Antonio Marinoni, Senior Business Development Director at Hitachi EMEA, said the collaboration reflects a shared commitment to ensuring next-generation data centers are scalable and resilient while aligning with the transition toward low-carbon infrastructure. Neoix CEO Hari Slipicevic described the partnership as an opportunity to redefine how hyperscale infrastructure is delivered, combining performance with responsibility.

What Comes Next

The partnership will initially focus on joint concept development, reference architectures, and market engagement rather than immediate construction. That phased approach is consistent with how MoUs of this type typically progress in the data center sector, where the gap between agreement and operational facility can span several years, particularly when new grid infrastructure is required.

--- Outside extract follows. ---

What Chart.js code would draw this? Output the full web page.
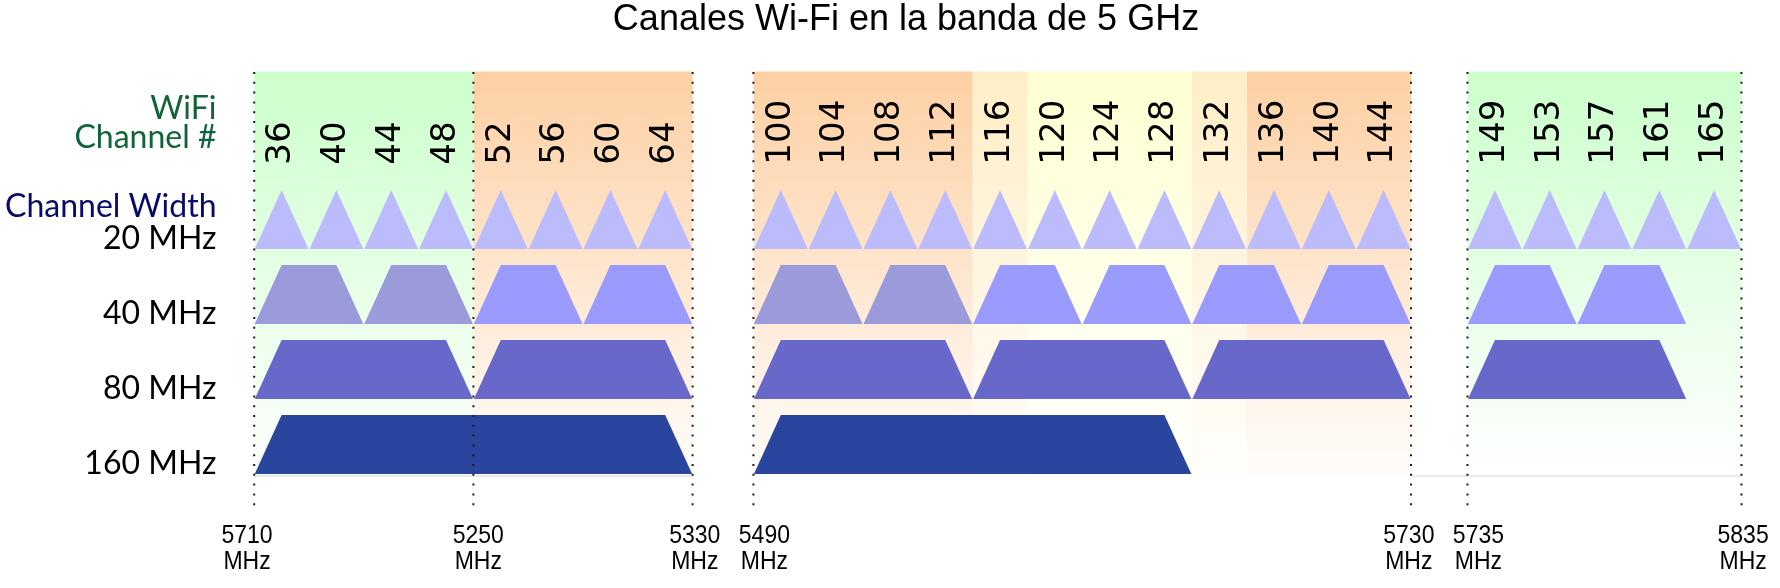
<!DOCTYPE html>
<html>
<head>
<meta charset="utf-8">
<script src="https://cdn.jsdelivr.net/npm/chart.js@4.4.1/dist/chart.umd.min.js"></script>
<style>
html,body{margin:0;padding:0;background:#ffffff;}
#wrap{width:1780px;height:588px;position:relative;}
</style>
</head>
<body>
<div id="wrap"><canvas id="chart"></canvas></div>
<script>
// ---------------- DATA ----------------
const chartTitle = 'Canales Wi-Fi en la banda de 5 GHz';
const channels20 = [36,40,44,48,52,56,60,64,100,104,108,112,116,120,124,128,132,136,140,144,149,153,157,161,165];
const channels40 = [38,46,54,62,102,110,118,126,134,142,151,159];
const channels80 = [42,58,106,122,138,155];
const channels160 = [50,114];
const channelWidths = [20,40,80,160];
const widthLabels = ['20 MHz','40 MHz','80 MHz','160 MHz'];
const bandFirst = [36,52,100,116,120,132,136,149];
const bandLast  = [48,64,112,116,128,132,144,165];
const bandKind  = ['UNII-1','UNII-2A','UNII-2C','UNII-2C-edge','TDWR','UNII-2C-edge','UNII-2C','UNII-3'];
const edgeLabels  = ['5710','5250','5330','5490','5730','5735','5835'];
const edgeChannel = [36,48,64,100,144,149,165];
const edgeSide    = [-1,1,1,-1,1,-1,1];
const headerLines = ['WiFi','Channel #'];
const widthHeader = 'Channel Width';

// ---------------- LAYOUT / STYLE ----------------
const GAP_AFTER = {64:1.11, 144:1.03};      // compressed gaps between band groups (slot units)
const SHAPE_H = 59/75;                       // shape height in row units
const EDGE_GAP = 0.009;
const BAND_TOP = -1.367, BAND_BOTTOM = 4.027;
const DOT_TOP = -1.36, DOT_BOTTOM = 4.48;
const NUM_BASE = -0.125;
const LABEL_X = -1.188;
const HEADER_Y = [-0.729, -0.343];
const WIDTH_HEADER_Y = 0.569;
const FREQ_Y = [4.92, 5.265];
const FREQ_NUDGE = [-0.13, 0.09, 0.04, 0.2, -0.04, 0.2, 0.03];   // label shift, slot units
const FREQ_SQUEEZE = 0.92;
const SHAPE_COLORS = {20:'#bcbcfd', 40:'#9b9bfd', 80:'#6868ca', 160:'#2a459e'};
const GREY40 = [38,46,102,110];
const GREY40_COLOR = '#9b9bdc';
const BAND_COLORS = {
  'UNII-1':['#ccffcc','#ffffff'],
  'UNII-3':['#ccffcc','#ffffff'],
  'UNII-2A':['#fdd0a4','#fffdfb'],
  'UNII-2C':['#fdd0a4','#fffdfb'],
  'UNII-2C-edge':['#ffeec6','#fffefb'],
  'TDWR':['#ffffd2','#fffffd']
};

// slot position of each 20 MHz channel
const posOf = {};
(function(){ let p = 0; channels20.forEach(c => { posOf[c] = p; p += 1 + (GAP_AFTER[c] || 0); }); })();

function shapePoints(center, width, row){
  const n = width/20;
  const first = center - 2*(n-1), last = center + 2*(n-1);
  const pL = posOf[first], pR = posOf[last];
  const bottom = row + 1, top = row + 1 - SHAPE_H;
  return [
    {x: pL - 0.5 + EDGE_GAP, y: bottom},
    {x: pL, y: top},
    {x: pR, y: top},
    {x: pR + 0.5 - EDGE_GAP, y: bottom},
    {x: pL - 0.5 + EDGE_GAP, y: bottom}
  ];
}

function bandGradient(kind){
  const cols = BAND_COLORS[kind];
  return function(ctx){
    const ch = ctx.chart;
    if (!ch.chartArea || !ch.scales.y) return cols[0];
    const ys = ch.scales.y;
    const g = ch.ctx.createLinearGradient(0, ys.getPixelForValue(BAND_TOP), 0, ys.getPixelForValue(BAND_BOTTOM));
    g.addColorStop(0, cols[0]);
    g.addColorStop(1, cols[1]);
    return g;
  };
}

const datasets = [];
// background bands
bandFirst.forEach((f, i) => {
  const xL = posOf[f] - 0.5, xR = posOf[bandLast[i]] + 0.5;
  datasets.push({
    label: 'band ' + bandKind[i],
    data: [{x:xL,y:BAND_TOP},{x:xR,y:BAND_TOP},{x:xR,y:BAND_BOTTOM},{x:xL,y:BAND_BOTTOM},{x:xL,y:BAND_TOP}],
    fill: 'shape', borderWidth: 0, backgroundColor: bandGradient(bandKind[i]), order: 10
  });
});
// faint bottom rules
[[36,64],[144,165]].forEach(([a,b]) => {
  const xL = a === 144 ? posOf[a] + 0.5 : posOf[a] - 0.5;
  datasets.push({
    label: 'rule', data: [{x:xL,y:BAND_BOTTOM},{x:posOf[b]+0.5,y:BAND_BOTTOM}],
    fill: false, borderWidth: 1.5, borderColor: '#e2e2e2', order: 9
  });
});
// channel shapes
const lists = {20: channels20, 40: channels40, 80: channels80, 160: channels160};
channelWidths.forEach((w, row) => {
  lists[w].forEach(c => {
    const col = (w === 40 && GREY40.includes(c)) ? GREY40_COLOR : SHAPE_COLORS[w];
    datasets.push({
      label: w + ' MHz ch ' + c,
      data: shapePoints(c, w, row),
      fill: 'shape', borderWidth: 0, backgroundColor: col, order: 5
    });
  });
});
// dotted frequency boundaries
edgeChannel.forEach((c, i) => {
  const xv = posOf[c] + 0.5*edgeSide[i];
  datasets.push({
    label: edgeLabels[i] + ' MHz',
    data: [{x:xv,y:DOT_TOP},{x:xv,y:DOT_BOTTOM}],
    fill: false, borderWidth: 2, borderColor: '#1a1a1a', borderDash: [2, 7.8], borderCapStyle: 'butt', order: 1
  });
});

const textPlugin = {
  id: 'wifiTexts',
  afterDatasetsDraw(chart){
    const ctx = chart.ctx, xs = chart.scales.x, ys = chart.scales.y;
    ctx.save();
    // channel numbers (rotated)
    ctx.fillStyle = '#000';
    ctx.font = '34px "DejaVu Sans"';
    ctx.textAlign = 'left';
    ctx.textBaseline = 'middle';
    channels20.forEach(c => {
      ctx.save();
      ctx.translate(xs.getPixelForValue(posOf[c]), ys.getPixelForValue(NUM_BASE));
      ctx.rotate(-Math.PI/2);
      ctx.fillText(String(c), 0, 0);
      ctx.restore();
    });
    // left headers
    const lx = xs.getPixelForValue(LABEL_X);
    ctx.textAlign = 'right';
    ctx.textBaseline = 'alphabetic';
    ctx.font = '32px Lato';
    ctx.fillStyle = '#10643a';
    headerLines.forEach((t, i) => ctx.fillText(t, lx, ys.getPixelForValue(HEADER_Y[i])));
    ctx.fillStyle = '#0a0a6a';
    ctx.fillText(widthHeader, lx, ys.getPixelForValue(WIDTH_HEADER_Y));
    ctx.fillStyle = '#000';
    widthLabels.forEach((t, r) => ctx.fillText(t, lx, ys.getPixelForValue(r + 1)));
    // frequency labels
    ctx.font = '25px "Liberation Sans"';
    ctx.textAlign = 'center';
    edgeChannel.forEach((c, i) => {
      const px = xs.getPixelForValue(posOf[c] + 0.5*edgeSide[i] + FREQ_NUDGE[i]);
      ctx.save();
      ctx.translate(px, 0);
      ctx.scale(FREQ_SQUEEZE, 1);
      ctx.fillText(edgeLabels[i], 0, ys.getPixelForValue(FREQ_Y[0]));
      ctx.fillText('MHz', 0, ys.getPixelForValue(FREQ_Y[1]));
      ctx.restore();
    });
    ctx.restore();
  }
};

const X_MIN = -(281.6 - 32)/54.8;
const X_MAX = X_MIN + 1748/54.8;

function build(){
  new Chart(document.getElementById('chart'), {
    type: 'line',
    data: { datasets },
    options: {
      responsive: true,
      maintainAspectRatio: false,
      animation: false,
      events: [],
      layout: { padding: {left: 32, right: 0, top: 0, bottom: 0} },
      elements: {
        point: { radius: 0, hoverRadius: 0 },
        line: { tension: 0, borderJoinStyle: 'miter' }
      },
      scales: {
        x: { type: 'linear', min: X_MIN, max: X_MAX, display: false },
        y: { type: 'linear', min: -1.78667, max: 5.52, reverse: true, display: false }
      },
      plugins: {
        legend: { display: false },
        tooltip: { enabled: false },
        title: {
          display: true,
          text: chartTitle,
          color: '#000',
          font: { family: '"Liberation Sans", Arial, sans-serif', size: 36, weight: 'normal', lineHeight: '40px' },
          padding: { top: 0, bottom: 0 }
        }
      }
    },
    plugins: [textPlugin]
  });
}
Promise.all([
  document.fonts.load('32px Lato'),
  document.fonts.load('34px "DejaVu Sans"'),
  document.fonts.load('25px "Liberation Sans"')
]).then(build, build);
</script>
</body>
</html>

Neoix’s existing pipeline across Southeast Europe and North Africa gives the partnership immediate markets to develop against. Whether the collaboration produces operational facilities at hyperscale will depend on how quickly the partners can move from reference architectures to funded projects with grid connections and anchor tenants in place.

The broader significance of the Hitachi-Neoix partnership is what it signals about the direction of serious hyperscale development in Europe. The operators who are winning approvals and grid connections in European markets in 2026 are those who arrive with integrated energy and development capability rather than treating power as a procurement afterthought. A partnership that brings grid infrastructure expertise, energy storage capability, and hyperscale development experience into a single delivery model is exactly the kind of structure that European regulators, utilities, and communities are more likely to approve than a developer who shows up with a building design and a request for a grid connection.